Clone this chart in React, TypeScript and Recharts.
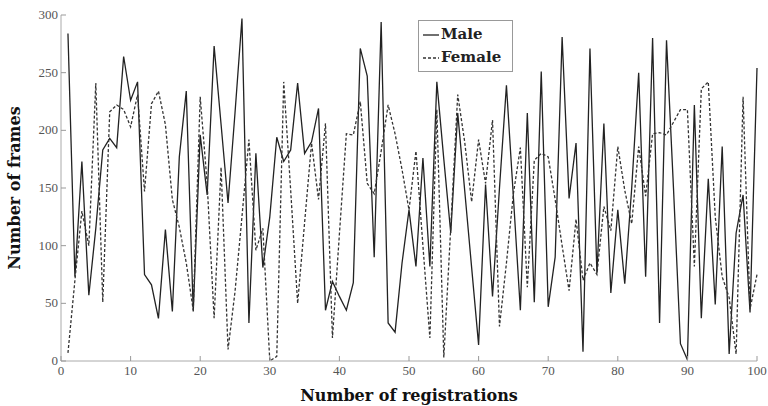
import { LineChart, Line, XAxis, YAxis } from "recharts";

const registrations = Array.from({ length: 100 }, (_, i) => i + 1);

const maleFrames = [
  284, 73, 173, 57, 115, 183, 193, 185, 264, 226,
  242, 75, 66, 37, 114, 43, 177, 234, 43, 196,
  144, 273, 205, 137, 215, 297, 33, 180, 81, 125,
  194, 173, 183, 241, 180, 190, 219, 44, 69, 56,
  44, 68, 271, 247, 90, 294, 33, 25, 85, 131,
  82, 176, 82, 242, 175, 111, 215, 148, 81, 14,
  153, 56, 150, 239, 142, 44, 215, 51, 251, 47,
  90, 281, 141, 189, 8, 271, 76, 206, 59, 131,
  67, 150, 250, 73, 280, 33, 278, 150, 15, 1,
  222, 37, 158, 49, 186, 6, 111, 144, 42, 254,
];

const femaleFrames = [
  7, 70, 130, 100, 241, 51, 216, 222, 218, 203,
  231, 147, 223, 234, 205, 140, 116, 85, 44, 229,
  154, 37, 168, 10, 60, 125, 192, 96, 115, 0,
  4, 242, 148, 50, 120, 189, 140, 206, 20, 110,
  197, 196, 225, 154, 145, 182, 222, 197, 166, 131,
  182, 100, 20, 218, 3, 116, 231, 190, 138, 192,
  154, 209, 30, 85, 145, 185, 64, 174, 180, 177,
  140, 100, 61, 123, 70, 85, 75, 134, 113, 186,
  148, 119, 186, 143, 197, 198, 196, 207, 218, 218,
  82, 236, 242, 125, 73, 55, 6, 229, 45, 75,
];

const xTicks = [0, 10, 20, 30, 40, 50, 60, 70, 80, 90, 100];
const yTicks = [0, 50, 100, 150, 200, 250, 300];

const data = registrations.map((r, i) => ({
  reg: r,
  male: maleFrames[i],
  female: femaleFrames[i],
}));

const serif = "'Liberation Serif', 'DejaVu Serif', serif";
const boldSerif = "'DejaVu Serif', serif";

const XTick = (props: any) => {
  const { x, y, payload } = props;
  return (
    <g>
      <line x1={x} y1={y} x2={x} y2={y - 5} stroke="#999" />
      <text x={x} y={y + 14} textAnchor="middle" fontFamily={serif} fontSize={13} fill="#555">
        {payload.value}
      </text>
    </g>
  );
};

const YTick = (props: any) => {
  const { x, y, payload } = props;
  return (
    <g>
      <line x1={x} y1={y} x2={x + 5} y2={y} stroke="#999" />
      <text x={x - 3} y={y + 4} textAnchor="end" fontFamily={serif} fontSize={13} fill="#555">
        {payload.value}
      </text>
    </g>
  );
};

// legend box drawn on top of the chart, like the matlab one
const LegendBox = () => (
  <div
    style={{
      position: "absolute",
      left: 418,
      top: 20,
      width: 95,
      height: 52,
      border: "1px solid #999",
      background: "#fff",
      boxSizing: "border-box",
      fontFamily: boldSerif,
      fontWeight: "bold",
      fontSize: 15,
      color: "#222",
      padding: "2px 0 0 4px",
      lineHeight: "23px",
    }}
  >
    <div style={{ display: "flex", alignItems: "center" }}>
      <svg width={16} height={10} style={{ marginRight: 2 }}>
        <line x1={0} y1={5} x2={16} y2={5} stroke="#222" strokeWidth={1.3} />
      </svg>
      Male
    </div>
    <div style={{ display: "flex", alignItems: "center" }}>
      <svg width={16} height={10} style={{ marginRight: 2 }}>
        <line x1={0} y1={5} x2={16} y2={5} stroke="#333" strokeWidth={1.3} strokeDasharray="3 2" />
      </svg>
      Female
    </div>
  </div>
);

export default function App() {
  return (
    <div style={{ position: "absolute", left: 0, top: 0, width: 768, height: 406, background: "#fff" }}>
      <LineChart width={768} height={406} data={data} margin={{ top: 15, right: 11, left: 0, bottom: 0 }}>
        <XAxis
          dataKey="reg"
          type="number"
          domain={[0, 100]}
          ticks={xTicks}
          interval={0}
          height={45}
          tickSize={0}
          tickMargin={0}
          tickLine={false}
          stroke="#aaa"
          tick={<XTick />}
          label={{
            value: "Number of registrations",
            position: "insideBottom",
            offset: 5,
            style: { fontFamily: boldSerif, fontWeight: "bold", fontSize: 16, fill: "#111" },
          }}
        />
        <YAxis
          type="number"
          domain={[0, 300]}
          ticks={yTicks}
          interval={0}
          width={61}
          tickSize={0}
          tickMargin={0}
          tickLine={false}
          stroke="#aaa"
          tick={<YTick />}
          label={{
            value: "Number of frames",
            angle: -90,
            position: "insideLeft",
            offset: 14,
            style: { textAnchor: "middle", fontFamily: boldSerif, fontWeight: "bold", fontSize: 16, fill: "#111" },
          }}
        />
        <Line
          type="linear"
          dataKey="male"
          name="Male"
          stroke="#222"
          strokeWidth={1.3}
          dot={false}
          isAnimationActive={false}
        />
        <Line
          type="linear"
          dataKey="female"
          name="Female"
          stroke="#333"
          strokeWidth={1.3}
          strokeDasharray="3 2"
          dot={false}
          isAnimationActive={false}
        />
      </LineChart>
      <LegendBox />
    </div>
  );
}
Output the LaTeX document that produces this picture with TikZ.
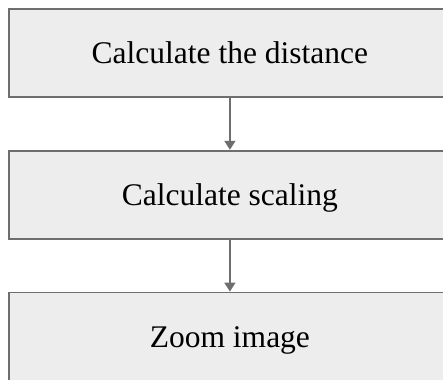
\documentclass[tikz,border=0pt]{standalone}
\usepackage{fontspec}
\setmainfont{Liberation Serif}
\usetikzlibrary{arrows.meta,positioning}
\definecolor{boxfill}{HTML}{EDEDED}
\definecolor{boxline}{HTML}{6E6E6E}
\tikzset{node distance=51.5pt,
	stepbox/.style={
		draw=boxline,
		fill=boxfill,
		line width=1.8pt,
		minimum width=442pt,
		minimum height=88.5pt,
		text height=21pt,
		text depth=0pt,
		font=\fontsize{31.5}{34}\selectfont
	},
	flow/.style={
		draw=boxline,
		line width=1.6pt,
		-{Triangle[length=9pt,width=11pt]}
	}
}

\begin{document}
\begin{tikzpicture}[x=1pt,y=1pt]
	\useasboundingbox (0,0) rectangle (443,-379);
	\clip (0,0) rectangle (443,-379);
	\node[stepbox, anchor=north west] (dist) at (8,-8) {Calculate the distance};
	\node[stepbox, below=of dist] (scale) {Calculate scaling};
	\node[stepbox, below=of scale] (zoom) {Zoom image};

	\draw[flow] (dist) -- (scale);
	\draw[flow] (scale) -- (zoom);
\end{tikzpicture}
\end{document}
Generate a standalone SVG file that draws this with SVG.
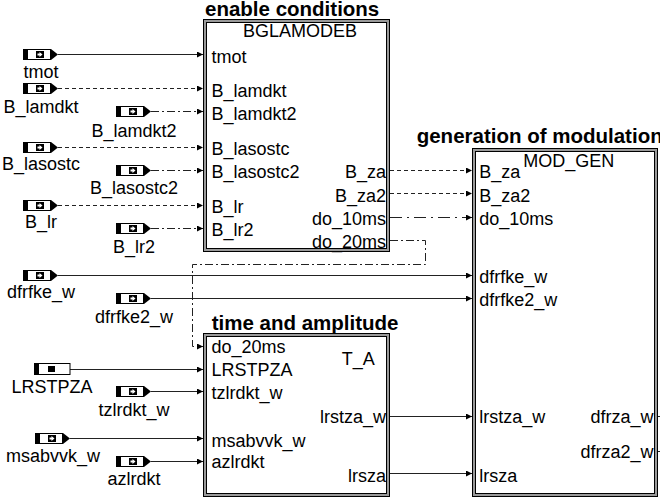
<svg xmlns="http://www.w3.org/2000/svg" xmlns:xlink="http://www.w3.org/1999/xlink" width="660" height="498" viewBox="0 0 660 498">
<style>
text{font-family:"Liberation Sans",Arial,sans-serif;font-size:18px;fill:#000}
.t{font-weight:bold;font-size:20.5px}
.r{text-anchor:end}
.m{text-anchor:middle}
.frame{fill:#9a9a9a;stroke:#000;stroke-width:1}
.inner{fill:#fff;stroke:#000;stroke-width:1}
.c{fill:none;stroke:#222;stroke-width:1;marker-end:url(#ah)}
.e{fill:none;stroke:#222;stroke-width:1}
.d{stroke-dasharray:4 3}
.dd{stroke-dasharray:8 3 2 3}
.ld{stroke-dasharray:12 5 2 5}
</style>
<defs>
<marker id="ah" markerUnits="userSpaceOnUse" markerWidth="7" markerHeight="7" refX="6" refY="3" orient="auto">
<path d="M0,0 L6,3 L0,6 z" fill="#000"/>
</marker>
<g id="inport">
<rect x="0.5" y="0.5" width="27" height="10" fill="#fff" stroke="#000"/>
<rect x="0" y="0" width="5" height="11" fill="#000"/>
<rect x="13" y="2" width="8" height="7" fill="#000"/>
<polygon points="14.5,4.5 16.5,4.5 16.5,3 19.5,5.5 16.5,8 16.5,6.5 14.5,6.5" fill="#fff"/>
<polygon points="27,0 28,0 35,5.5 28,11 27,11" fill="#000"/>
</g>
</defs>
<rect width="660" height="498" fill="#fff"/>

<g id="connectors">
<path class="c" d="M58,54.5 H203"/>
<path class="c d" d="M58,88.5 H203"/>
<path class="c dd" d="M151,111.5 H203"/>
<path class="c d" d="M58,147.5 H203"/>
<path class="c dd" d="M151,170.5 H203"/>
<path class="c d" d="M58,205.5 H203"/>
<path class="c dd" d="M151,228.5 H203"/>
<path class="c d" d="M390,170.5 H472"/>
<path class="c d" d="M390,193.5 H472"/>
<path class="c ld" d="M390,217.5 H472"/>
<path class="c dd" d="M390,240.5 H425.5 V264.5 H192.5 V346.5 H203"/>
<path class="c" d="M58,275.5 H472"/>
<path class="c" d="M151,298.5 H472"/>
<path class="c" d="M70,369.5 H203"/>
<path class="c" d="M151,391.5 H203"/>
<path class="c" d="M70,438.5 H203"/>
<path class="c" d="M151,461.5 H203"/>
<path class="c" d="M390,416.5 H472"/>
<path class="c" d="M390,473.5 H472"/>
<path class="e" d="M658,416.5 H660"/>
<path class="e" d="M658,451.5 H660"/>
</g>

<g id="in_tmot"><use xlink:href="#inport" x="23" y="49"/><text class="m" x="41" y="77.7">tmot</text></g>
<g id="in_B_lamdkt"><use xlink:href="#inport" x="23" y="83"/><text class="m" x="41" y="112.7">B_lamdkt</text></g>
<g id="in_B_lamdkt2"><use xlink:href="#inport" x="116" y="106"/><text class="m" x="134" y="136.7">B_lamdkt2</text></g>
<g id="in_B_lasostc"><use xlink:href="#inport" x="23" y="142"/><text class="m" x="41" y="170">B_lasostc</text></g>
<g id="in_B_lasostc2"><use xlink:href="#inport" x="116" y="165"/><text class="m" x="134" y="194">B_lasostc2</text></g>
<g id="in_B_lr"><use xlink:href="#inport" x="23" y="200"/><text class="m" x="41" y="228">B_lr</text></g>
<g id="in_B_lr2"><use xlink:href="#inport" x="116" y="223"/><text class="m" x="134" y="252.5">B_lr2</text></g>
<g id="in_dfrfke_w"><use xlink:href="#inport" x="23" y="270"/><text class="m" x="41" y="298.3">dfrfke_w</text></g>
<g id="in_dfrfke2_w"><use xlink:href="#inport" x="116" y="293"/><text class="m" x="134" y="322.7">dfrfke2_w</text></g>
<g id="in_LRSTPZA">
<rect x="34.5" y="363.5" width="35.5" height="11" fill="#fff" stroke="#000"/>
<rect x="34" y="363" width="5" height="12" fill="#000"/>
<rect x="48" y="366" width="7" height="6" fill="#000"/>
<text class="m" x="52" y="392.7">LRSTPZA</text>
</g>
<g id="in_tzlrdkt_w"><use xlink:href="#inport" x="116" y="386"/><text class="m" x="134" y="416">tzlrdkt_w</text></g>
<g id="in_msabvvk_w"><use xlink:href="#inport" x="35" y="433"/><text class="m" x="53" y="461.7">msabvvk_w</text></g>
<g id="in_azlrdkt"><use xlink:href="#inport" x="116" y="456"/><text class="m" x="134" y="485">azlrdkt</text></g>

<g id="BGLAMODEB">
<text class="t" x="205" y="16">enable conditions</text>
<rect class="frame" x="203.5" y="19.5" width="186" height="232"/>
<rect class="inner" x="206.5" y="22.5" width="180" height="226"/>
<text x="243" y="37.3">BGLAMODEB</text>
<text x="211.5" y="62.5">tmot</text>
<text x="211.5" y="96.5">B_lamdkt</text>
<text x="211.5" y="119.7">B_lamdkt2</text>
<text x="211.5" y="155">B_lasostc</text>
<text x="211.5" y="178.2">B_lasostc2</text>
<text x="211.5" y="212.7">B_lr</text>
<text x="211.5" y="235.5">B_lr2</text>
<text class="r" x="386" y="178">B_za</text>
<text class="r" x="386" y="201.5">B_za2</text>
<text class="r" x="386" y="224.5">do_10ms</text>
<text class="r" x="386" y="247.7">do_20ms</text>
</g>

<g id="MOD_GEN">
<text class="t" x="416.7" y="143.3">generation of modulation</text>
<rect class="frame" x="472.5" y="148.5" width="185" height="348"/>
<rect class="inner" x="475.5" y="151.5" width="179" height="342"/>
<text x="523.3" y="167.3">MOD_GEN</text>
<text x="479.3" y="178.3">B_za</text>
<text x="479.3" y="201.7">B_za2</text>
<text x="479.3" y="225">do_10ms</text>
<text x="479.3" y="282.5">dfrfke_w</text>
<text x="479.3" y="305.5">dfrfke2_w</text>
<text x="479.3" y="423.3">lrstza_w</text>
<text x="479.3" y="481.7">lrsza</text>
<text class="r" x="653.5" y="423.3">dfrza_w</text>
<text class="r" x="653.5" y="458.3">dfrza2_w</text>
</g>

<g id="T_A">
<text class="t" x="211.7" y="330">time and amplitude</text>
<rect class="frame" x="203.5" y="333.5" width="186" height="163"/>
<rect class="inner" x="206.5" y="336.5" width="180" height="157"/>
<text x="341.7" y="365">T_A</text>
<text x="211.5" y="353.3">do_20ms</text>
<text x="211.5" y="376">LRSTPZA</text>
<text x="211.5" y="399.3">tzlrdkt_w</text>
<text x="211.5" y="446.7">msabvvk_w</text>
<text x="211.5" y="468.3">azlrdkt</text>
<text class="r" x="386" y="423.3">lrstza_w</text>
<text class="r" x="386" y="481.7">lrsza</text>
</g>
</svg>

———

* **Exercise instructions**
Please give again the entries word for word, starting at the first line and ending with the line that contains "const yTicks = [0, 50, 100, 150, 200, 250, 300];"; include both of those lines but none of the pictures.

* **Full output**
Clone this chart in React, TypeScript and Recharts.
import { LineChart, Line, XAxis, YAxis } from "recharts";

const registrations = Array.from({ length: 100 }, (_, i) => i + 1);

const maleFrames = [
  284, 73, 173, 57, 115, 183, 193, 185, 264, 226,
  242, 75, 66, 37, 114, 43, 177, 234, 43, 196,
  144, 273, 205, 137, 215, 297, 33, 180, 81, 125,
  194, 173, 183, 241, 180, 190, 219, 44, 69, 56,
  44, 68, 271, 247, 90, 294, 33, 25, 85, 131,
  82, 176, 82, 242, 175, 111, 215, 148, 81, 14,
  153, 56, 150, 239, 142, 44, 215, 51, 251, 47,
  90, 281, 141, 189, 8, 271, 76, 206, 59, 131,
  67, 150, 250, 73, 280, 33, 278, 150, 15, 1,
  222, 37, 158, 49, 186, 6, 111, 144, 42, 254,
];

const femaleFrames = [
  7, 70, 130, 100, 241, 51, 216, 222, 218, 203,
  231, 147, 223, 234, 205, 140, 116, 85, 44, 229,
  154, 37, 168, 10, 60, 125, 192, 96, 115, 0,
  4, 242, 148, 50, 120, 189, 140, 206, 20, 110,
  197, 196, 225, 154, 145, 182, 222, 197, 166, 131,
  182, 100, 20, 218, 3, 116, 231, 190, 138, 192,
  154, 209, 30, 85, 145, 185, 64, 174, 180, 177,
  140, 100, 61, 123, 70, 85, 75, 134, 113, 186,
  148, 119, 186, 143, 197, 198, 196, 207, 218, 218,
  82, 236, 242, 125, 73, 55, 6, 229, 45, 75,
];

const xTicks = [0, 10, 20, 30, 40, 50, 60, 70, 80, 90, 100];
const yTicks = [0, 50, 100, 150, 200, 250, 300];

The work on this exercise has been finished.